Forging partnerships to fight injustice

After participating in the AUJS Holocaust Education Tour, I am now confident that AUJS will no longer protest against antisemitism on campus alone.

The student leaders visiting Auschwitz.
The student leaders visiting Auschwitz.

IN August 1941, in reprisal for a prisoner successfully escaping Auschwitz, the Nazis indiscriminately selected ten prisoners to be starved to death. Among these ten was a young Jewish man who began to cry: My wife! My children! I will never see them again! At that moment, Maximillian Kolbe, a Polish priest, intervened. He offered his life instead of the young Jew’s.

This story of bravery and courage had a particular impact on me when I heard it as part of a recent visit to Auschwitz with the Australasian Union of Jewish Students (AUJS). This wasn’t the first time I had visited Auschwitz.

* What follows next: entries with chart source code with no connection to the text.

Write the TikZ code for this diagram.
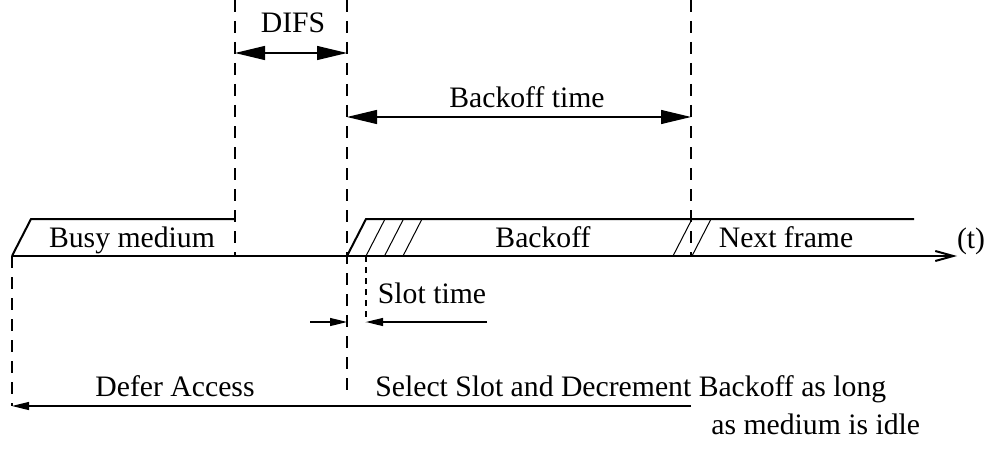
\documentclass[tikz,border=0pt]{standalone}
\usepackage{fontspec}
\setmainfont{Liberation Serif}
\usetikzlibrary{arrows.meta}

\begin{document}
\begin{tikzpicture}[x=0.5pt, y=-0.5pt, font=\fontsize{14.85pt}{17pt}\selectfont]
        \tikzstyle{axis} = [line width=1pt, -{Straight Barb[length=9pt, width=5pt]}]
        \tikzstyle{frame} = [line width=1pt]
        \tikzstyle{hatch} = [line width=0.5pt]
        \tikzstyle{marker} = [line width=1pt, dash pattern=on 6pt off 4.5pt]
        \tikzstyle{slotmarker} = [line width=0.8pt, dash pattern=on 3pt off 2.5pt]
        \tikzstyle{span} = [line width=0.6pt, {Triangle[length=15pt, width=7pt]}-{Triangle[length=15pt, width=7pt]}]
        \tikzstyle{pointer} = [line width=0.6pt, -{Triangle[length=8.5pt, width=4pt]}]
        \tikzstyle{label} = [inner sep=0pt, anchor=base]

\useasboundingbox (0,0) rectangle (989,449);

\coordinate (busyStart) at (12,256);
        \coordinate (difsStart) at (235,256);
        \coordinate (difsEnd) at (347,256);
        \coordinate (slotEnd) at (366,256);
        \coordinate (backoffEnd) at (691,256);
        \coordinate (axisEnd) at (957,256);

\coordinate (difsTop) at (235,0);
        \coordinate (idleTop) at (347,0);
        \coordinate (idleBottom) at (347,397);
        \coordinate (backoffTop) at (691,0);
        \coordinate (deferLeft) at (12,406);
        \coordinate (deferRight) at (691,406);
        \coordinate (slotBottom) at (366,322);

\draw[frame] (busyStart) -- ++(19,-37) -- (difsStart |- 0,219);
        \draw[frame] (difsEnd) -- ++(19,-37) -- (914,219);
        \foreach \x in {366,384.5,403,673,692}
            \draw[hatch] (\x,256) -- ++(19,-37);

\draw[axis] (busyStart) -- (axisEnd);

\draw[marker] (difsTop) -- (difsStart);
        \draw[marker] (idleTop) -- (idleBottom);
        \draw[marker] (backoffTop) -- (backoffEnd);
        \draw[marker] (busyStart) -- (deferLeft);
        \draw[slotmarker] (slotEnd) -- (slotBottom);

\draw[span] (difsTop |- 0,53) -- (idleTop |- 0,53);
        \draw[span] (idleTop |- 0,117) -- (backoffTop |- 0,117);
        \draw[pointer] (310,322) -- (idleBottom |- slotBottom);
        \draw[pointer] (487,322) -- (slotBottom);
        \draw[pointer] (deferRight) -- (deferLeft);

\node[label] (busy) at (132,247) {Busy medium};
        \node[label] (backoff) at (543,247) {Backoff};
        \node[label] (next) at (786,247) {Next frame};
        \node[label] (time) at (971,248) {(t)};
        \node[label] (difs) at (293,33) {DIFS};
        \node[label] (backofftime) at (527,107) {Backoff time};
        \node[label] (slot) at (432,303) {Slot time};
        \node[label] (defer) at (175,396) {Defer Access};
        \node[label, anchor=base west] (select) at (375,396) {Select Slot and Decrement Backoff as long};
        \node[label, anchor=base west] (idle) at (711,434) {as medium is idle};

    \end{tikzpicture}
\end{document}
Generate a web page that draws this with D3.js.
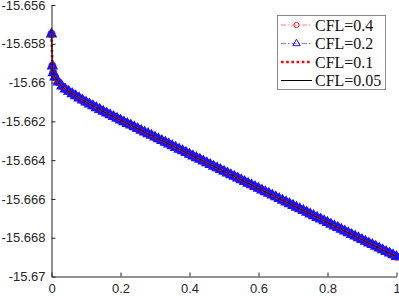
<!DOCTYPE html>
<html><head><meta charset="utf-8">
<script src="https://cdn.jsdelivr.net/npm/d3@7"></script>
<style>html,body{margin:0;padding:0;background:#fff;}svg{display:block;}</style>
</head><body><svg id="c" width="399" height="296"></svg>
<script>
const timeValues = [0,0.0025,0.005,0.01,0.02,0.03,0.04,0.05,0.06,0.07,0.08,0.09,0.10,0.11,0.12,0.13,0.14,0.15,0.16,0.17,0.18,0.19,0.20,
0.21,0.22,0.23,0.24,0.25,0.26,0.27,0.28,0.29,0.30,0.31,0.32,0.33,0.34,0.35,0.36,0.37,0.38,0.39,0.40,
0.41,0.42,0.43,0.44,0.45,0.46,0.47,0.48,0.49,0.50,0.51,0.52,0.53,0.54,0.55,0.56,0.57,0.58,0.59,0.60,
0.61,0.62,0.63,0.64,0.65,0.66,0.67,0.68,0.69,0.70,0.71,0.72,0.73,0.74,0.75,0.76,0.77,0.78,0.79,0.80,
0.81,0.82,0.83,0.84,0.85,0.86,0.87,0.88,0.89,0.90,0.91,0.92,0.93,0.94,0.95,0.96,0.97,0.98,0.99,1.00];
const energyValues = [-15.65750,-15.65915,-15.65950,-15.65972,-15.65998,-15.66019,-15.66034,-15.66046,-15.66058,-15.66069,-15.66080,-15.66091,-15.66101,-15.66111,-15.66120,-15.66130,-15.66139,-15.66149,-15.66158,-15.66167,-15.66176,-15.66185,-15.66194,
-15.66203,-15.66212,-15.66220,-15.66229,-15.66238,-15.66247,-15.66256,-15.66264,-15.66273,-15.66282,-15.66291,-15.66300,-15.66308,-15.66317,-15.66326,-15.66335,-15.66344,-15.66352,-15.66361,-15.66370,
-15.66379,-15.66388,-15.66396,-15.66405,-15.66414,-15.66423,-15.66432,-15.66440,-15.66449,-15.66458,-15.66467,-15.66476,-15.66484,-15.66493,-15.66502,-15.66511,-15.66520,-15.66528,-15.66537,-15.66546,
-15.66555,-15.66564,-15.66572,-15.66581,-15.66590,-15.66599,-15.66608,-15.66616,-15.66625,-15.66634,-15.66643,-15.66652,-15.66660,-15.66669,-15.66678,-15.66687,-15.66696,-15.66704,-15.66713,-15.66722,
-15.66731,-15.66740,-15.66748,-15.66757,-15.66766,-15.66775,-15.66784,-15.66792,-15.66801,-15.66810,-15.66819,-15.66828,-15.66836,-15.66845,-15.66854,-15.66863,-15.66872,-15.66880,-15.66889,-15.66898];
const seriesLabels = ["CFL=0.4","CFL=0.2","CFL=0.1","CFL=0.05"];
const xTicks = [0,0.2,0.4,0.6,0.8,1];
const xTickLabels = ["0","0.2","0.4","0.6","0.8","1"];
const yTicks = [-15.656,-15.658,-15.66,-15.662,-15.664,-15.666,-15.668,-15.67];
const yTickLabels = ["-15.656","-15.658","-15.66","-15.662","-15.664","-15.666","-15.668","-15.67"];

const styles = [
  {line:"#ff8080", width:1, dash:"5,2,1.5,2", marker:"circle", msize:34, mcolor:"#ff2020", mwidth:1.6, mfill:"none"},
  {line:"#8080ff", width:1, dash:"5,2,1.5,2", marker:"triangle", msize:34, mcolor:"#1414ff", mwidth:1.6, mfill:"#1414ff"},
  {line:"#ff0000", width:2.6, dash:"2.6,2.6", marker:null},
  {line:"#000000", width:1, dash:null, marker:null}
];

const svg = d3.select("#c");
const x = d3.scaleLinear().domain([0,1]).range([51.5,396.5]);
const y = d3.scaleLinear().domain([-15.67,-15.656]).range([276.5,5]);
const axisColor = "#262626";

const pts = timeValues.map((t,i)=>[t, energyValues[i]]);
const line = d3.line().x(d=>x(d[0])).y(d=>y(d[1]));

const symbolFor = (s, legend) => d3.symbol()
  .type(s.marker === "circle" ? d3.symbolCircle : d3.symbolTriangle)
  .size(legend ? (s.marker === "circle" ? 22 : 24) : s.msize)();

styles.forEach((s,i)=>{
  const g = svg.append("g");
  if (s.marker) {
    g.selectAll("path.m").data(pts).enter().append("path")
      .attr("d", symbolFor(s,false))
      .attr("transform", d=>`translate(${x(d[0])},${y(d[1])})`)
      .attr("fill", s.mfill).attr("stroke", s.mcolor).attr("stroke-width",s.mwidth);
  }
  g.append("path").datum(pts).attr("d", line)
    .attr("fill","none").attr("stroke", s.line).attr("stroke-width", s.width)
    .attr("stroke-dasharray", s.dash);
});

// axes
const xAxis = d3.axisBottom(x).tickValues(xTicks).tickFormat((d,i)=>xTickLabels[i]).tickSizeInner(-4).tickSizeOuter(0).tickPadding(7.5);
const gx = svg.append("g").attr("transform","translate(0,276.5)").call(xAxis);
const yAxis = d3.axisLeft(y).tickValues(yTicks).tickFormat((d,i)=>yTickLabels[i]).tickSizeInner(-4).tickSizeOuter(0).tickPadding(6);
const gy = svg.append("g").attr("transform","translate(51.5,0)").call(yAxis);
[gx,gy].forEach(g=>{
  g.select(".domain").attr("stroke",axisColor);
  g.selectAll(".tick line").attr("stroke",axisColor);
  g.selectAll(".tick text").attr("fill",axisColor).attr("font-family","'Liberation Sans', Arial, sans-serif").attr("font-size",13);
});

// legend
const lg = svg.append("g");
lg.append("rect").attr("x",277.5).attr("y",15.5).attr("width",108).attr("height",74)
  .attr("fill","#fff").attr("stroke","#8a8a8a").attr("stroke-width",1);
const rowY = [25,43.5,62,80.5];
seriesLabels.forEach((lab,i)=>{
  const s = styles[i];
  lg.append("line").attr("x1",281).attr("x2",312).attr("y1",rowY[i]).attr("y2",rowY[i])
    .attr("stroke",s.line).attr("stroke-width",s.width).attr("stroke-dasharray",s.dash);
  if (s.marker) {
    lg.append("path").attr("d", symbolFor(s,true)).attr("transform",`translate(296.5,${rowY[i]})`)
      .attr("fill","none").attr("stroke",s.mcolor).attr("stroke-width",1);
  }
  lg.append("text").attr("x",315).attr("y",rowY[i]+5.5).text(lab)
    .attr("font-family","'Liberation Serif','DejaVu Serif',serif").attr("font-size",16)
    .attr("fill","#111");
});
</script></body></html>
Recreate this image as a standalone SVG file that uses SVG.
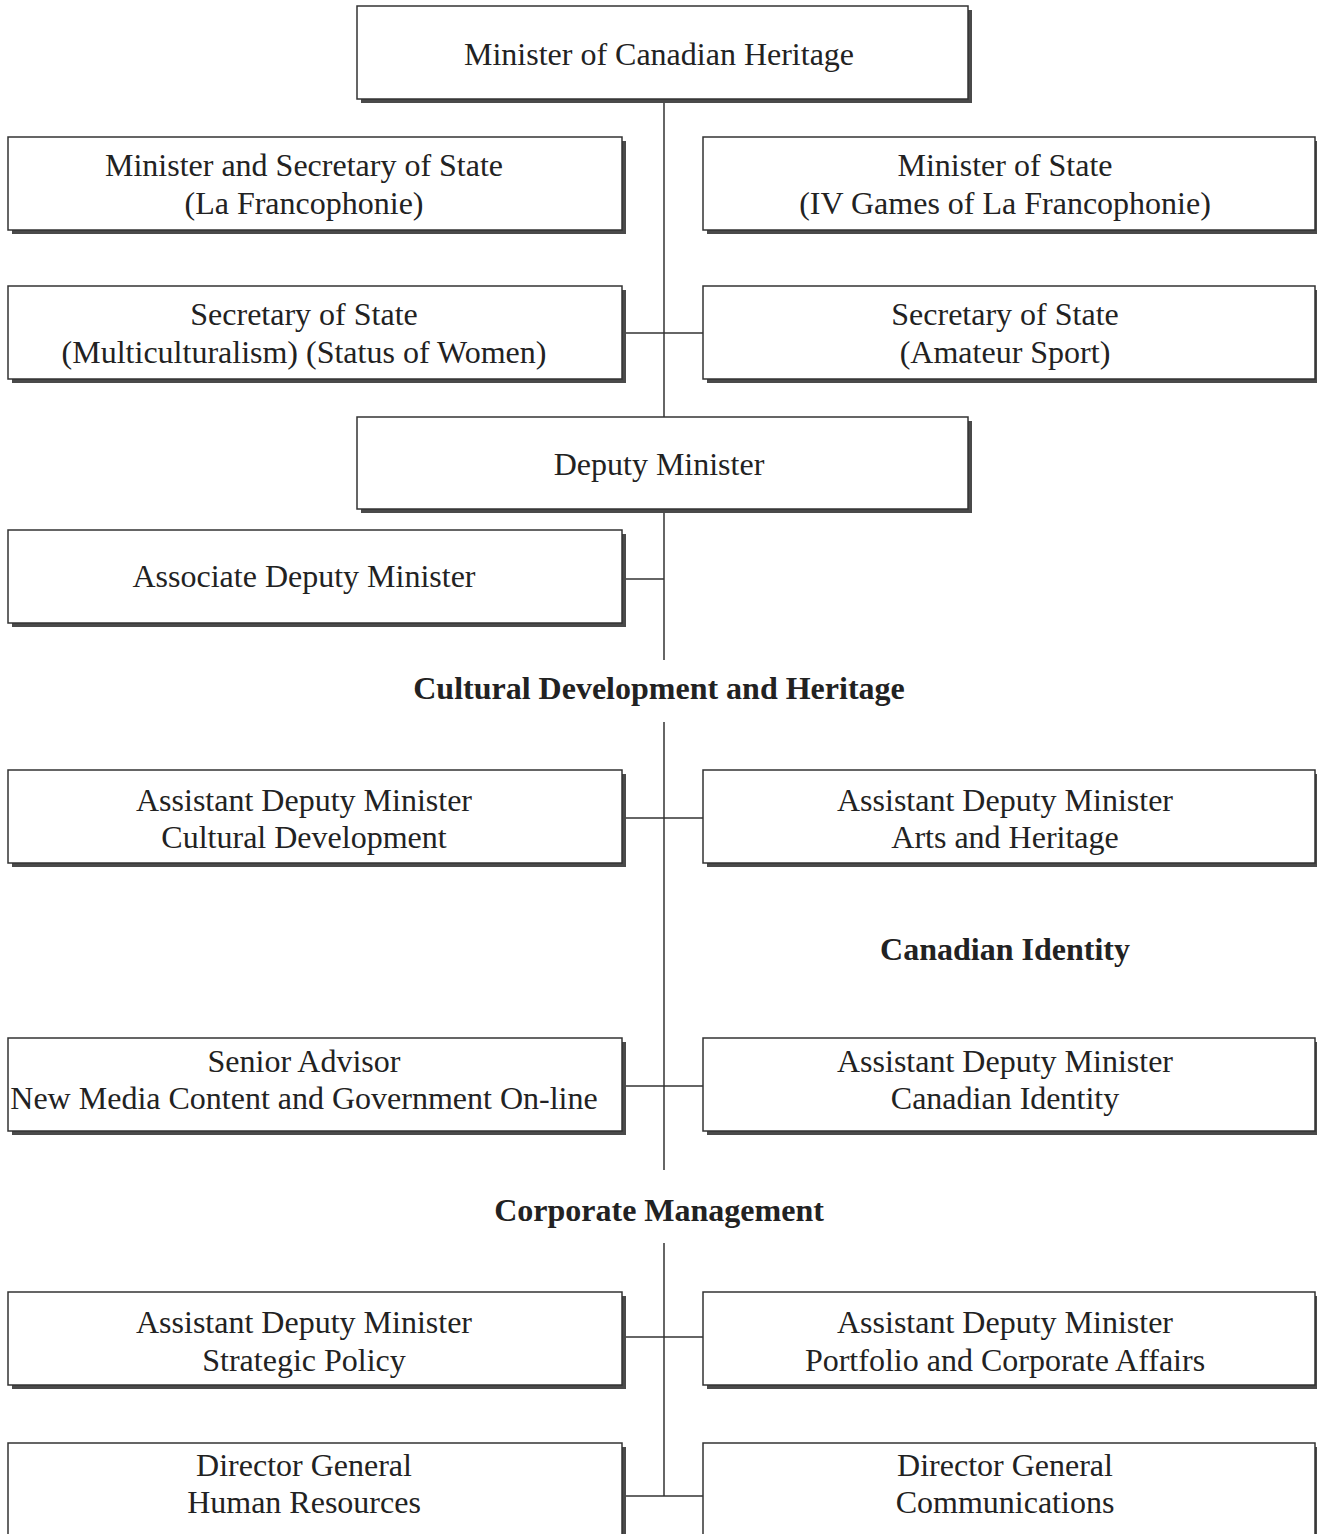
<svg xmlns="http://www.w3.org/2000/svg" width="1317" height="1534" viewBox="0 0 1317 1534">
<style>
.sh{fill:#4a4a4a}
.bx{fill:#fff;stroke:#333;stroke-width:1.5}
.t{font-family:"Liberation Serif","Times New Roman",serif;font-size:32px;fill:#222;text-anchor:middle}
.h{font-family:"Liberation Serif","Times New Roman",serif;font-size:32px;font-weight:bold;fill:#222;text-anchor:middle}
.v{stroke:#666;stroke-width:2;fill:none}
.c{stroke:#333;stroke-width:1.5;fill:none}
</style>
<rect width="1317" height="1534" fill="#fff"/>
<g id="connectors">
<line class="v" x1="664" y1="99" x2="664" y2="417"/>
<line class="v" x1="664" y1="509" x2="664" y2="660"/>
<line class="v" x1="664" y1="722" x2="664" y2="1170"/>
<line class="v" x1="664" y1="1243" x2="664" y2="1496"/>
<line class="c" x1="622" y1="333" x2="703" y2="333"/>
<line class="c" x1="622" y1="579" x2="664" y2="579"/>
<line class="c" x1="622" y1="818" x2="703" y2="818"/>
<line class="c" x1="622" y1="1086" x2="703" y2="1086"/>
<line class="c" x1="622" y1="1337" x2="703" y2="1337"/>
<line class="c" x1="622" y1="1496" x2="703" y2="1496"/>
</g>
<g id="minister">
<rect class="sh" x="361" y="10" width="611" height="93"/>
<rect class="bx" x="357" y="6" width="611" height="93"/>
<text class="t" x="659" y="65">Minister of Canadian Heritage</text>
</g>
<g id="min-sec-francophonie">
<rect class="sh" x="12" y="141" width="614" height="93"/>
<rect class="bx" x="8" y="137" width="614" height="93"/>
<text class="t" x="304" y="176">Minister and Secretary of State</text>
<text class="t" x="304" y="214">(La Francophonie)</text>
</g>
<g id="min-state-games">
<rect class="sh" x="707" y="141" width="612" height="93"/>
<rect class="bx" x="703" y="137" width="612" height="93"/>
<text class="t" x="1005" y="176">Minister of State</text>
<text class="t" x="1005" y="214">(IV Games of La Francophonie)</text>
</g>
<g id="sec-multi">
<rect class="sh" x="12" y="290" width="614" height="93"/>
<rect class="bx" x="8" y="286" width="614" height="93"/>
<text class="t" x="304" y="325">Secretary of State</text>
<text class="t" x="304" y="363">(Multiculturalism) (Status of Women)</text>
</g>
<g id="sec-sport">
<rect class="sh" x="707" y="290" width="612" height="93"/>
<rect class="bx" x="703" y="286" width="612" height="93"/>
<text class="t" x="1005" y="325">Secretary of State</text>
<text class="t" x="1005" y="363">(Amateur Sport)</text>
</g>
<g id="deputy">
<rect class="sh" x="361" y="421" width="611" height="92"/>
<rect class="bx" x="357" y="417" width="611" height="92"/>
<text class="t" x="659" y="475">Deputy Minister</text>
</g>
<g id="associate">
<rect class="sh" x="12" y="534" width="614" height="93"/>
<rect class="bx" x="8" y="530" width="614" height="93"/>
<text class="t" x="304" y="587">Associate Deputy Minister</text>
</g>
<g id="title-cultural">
<text class="h" x="659" y="699">Cultural Development and Heritage</text>
</g>
<g id="adm-cultural">
<rect class="sh" x="12" y="774" width="614" height="93"/>
<rect class="bx" x="8" y="770" width="614" height="93"/>
<text class="t" x="304" y="811">Assistant Deputy Minister</text>
<text class="t" x="304" y="848">Cultural Development</text>
</g>
<g id="adm-arts">
<rect class="sh" x="707" y="774" width="612" height="93"/>
<rect class="bx" x="703" y="770" width="612" height="93"/>
<text class="t" x="1005" y="811">Assistant Deputy Minister</text>
<text class="t" x="1005" y="848">Arts and Heritage</text>
</g>
<g id="title-identity">
<text class="h" x="1005" y="960">Canadian Identity</text>
</g>
<g id="senior-advisor">
<rect class="sh" x="12" y="1042" width="614" height="93"/>
<rect class="bx" x="8" y="1038" width="614" height="93"/>
<text class="t" x="304" y="1072">Senior Advisor</text>
<text class="t" x="304" y="1109">New Media Content and Government On-line</text>
</g>
<g id="adm-identity">
<rect class="sh" x="707" y="1042" width="612" height="93"/>
<rect class="bx" x="703" y="1038" width="612" height="93"/>
<text class="t" x="1005" y="1072">Assistant Deputy Minister</text>
<text class="t" x="1005" y="1109">Canadian Identity</text>
</g>
<g id="title-corporate">
<text class="h" x="659" y="1221">Corporate Management</text>
</g>
<g id="adm-strategic">
<rect class="sh" x="12" y="1296" width="614" height="93"/>
<rect class="bx" x="8" y="1292" width="614" height="93"/>
<text class="t" x="304" y="1333">Assistant Deputy Minister</text>
<text class="t" x="304" y="1371">Strategic Policy</text>
</g>
<g id="adm-portfolio">
<rect class="sh" x="707" y="1296" width="612" height="93"/>
<rect class="bx" x="703" y="1292" width="612" height="93"/>
<text class="t" x="1005" y="1333">Assistant Deputy Minister</text>
<text class="t" x="1005" y="1371">Portfolio and Corporate Affairs</text>
</g>
<g id="dg-hr">
<rect class="sh" x="12" y="1447" width="614" height="100"/>
<rect class="bx" x="8" y="1443" width="614" height="100"/>
<text class="t" x="304" y="1476">Director General</text>
<text class="t" x="304" y="1513">Human Resources</text>
</g>
<g id="dg-comm">
<rect class="sh" x="707" y="1447" width="612" height="100"/>
<rect class="bx" x="703" y="1443" width="612" height="100"/>
<text class="t" x="1005" y="1476">Director General</text>
<text class="t" x="1005" y="1513">Communications</text>
</g>
</svg>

I’ve walked under the haunted sign Arbeit Macht Frei (work sets you free) before. I’ve seen the gas chambers and the crematoria. I’ve even tried to count the thousands of shoes in the camp’s museum.

However this time, my experience was almost completely different; I visited Auschwitz with eight Australian student leaders from across the political spectrum, all committed to working with AUJS to build bipartisan coalitions to combat antisemitism on university campuses throughout Australasia.

Over the last three years, I and fellow AUJS leaders have seen first-hand the worrying spike in Holocaust denial and antisemitism on university campuses. It shouldn’t surprise anyone that the World Jewish Congress found that 66 per cent of millennials don’t even know what Auschwitz is, nor that the Executive Council of Australian Jewry found that reported antisemitic incidents in Australia increased by 59 per cent in 2018.

With the Australian Jewish community boasting the highest proportion of Holocaust survivors per capita outside of Israel, we at AUJS feel a deep responsibility to actively combat this worrying phenomenon.

AUJS has worked tirelessly for many years to build strong relationships with student unions across the country. The National Union of Students (NUS) and different university student administrations have been integral partners in helping to address this issue. However, it became clear that AUJS needed to invest in a new solution, to not only further entrench these strong relationships but also change the culture on campus. This is how the AUJS Holocaust Education Tour was born.

AUJS approached eight student politicians from various political factions and backgrounds to travel to Poland for a week. The students visited museums, traveled to concentration camps and participated in educational workshops and seminars in Lublin, Krakow and Warsaw. In addition to learning about the rich and vibrant Jewish communities lost during the Holocaust, most importantly, the participants witnessed first-hand the devastation that can occur when intolerance and antisemitism are allowed to fester.

Incredibly, these experiences left each student leader committed to working with AUJS over the coming year to implement initiatives on their campuses to promote Holocaust awareness and combat antisemitism.

Since returning, I have had the opportunity to reflect on the importance of this initiative and why it is essential to the future of our community.
First, this initiative has motivated some of Australia’s future leaders to join our community in the fight against antisemitism. The Jews of Europe may have been the Holocaust’s greatest victims, but that does not mean that only Jews carry the burden of ensuring that the Holocaust is never repeated.

Through this initiative, AUJS’s allies on campus learned and appreciated that antisemitism is not just a Jewish problem, but a human problem which needs to be tackled head on.

Secondly, and most importantly, this initiative empowered AUJS to encourage action against antisemitism in a bipartisan manner. This is the only student initiative which commits students from each key political faction to work together to achieve common aims. If our community is to ensure that antisemitism is at the forefront of policy and decision-making in Australia, we must continue to build strong relationships on both sides of the aisle.

As Nobel laureate Elie Wiesel once wrote, “there may be times when we are powerless to prevent injustice, but there must never be a time where we fail to protest against injustice.”

After participating in the AUJS Holocaust Education Tour, I am now confident that AUJS will no longer protest against antisemitism on campus alone. AUJS now has strong and enduring allies in the Labor, Liberal, Indigenous Australian and Independent student political communities.

Maximillian Kolbe’s bravery in 1941 saved the life of the young Jewish man who was later reunited with his wife and children. Yet to me, Kolbe’s legacy is more than just courage and self-sacrifice.

Kolbe’s is a story of the inextricable bond that can be forged between people of different nationalities, ethnicities and religions, united in the defiance of evil.

His story serves as a symbol for AUJS and the work we are committed to achieving – to building enduring, bipartisan relationships with student leaders and ensuring that “never again” truly means “never again.”

NOA BLOCH was the 2018 national political affairs director for AUJS.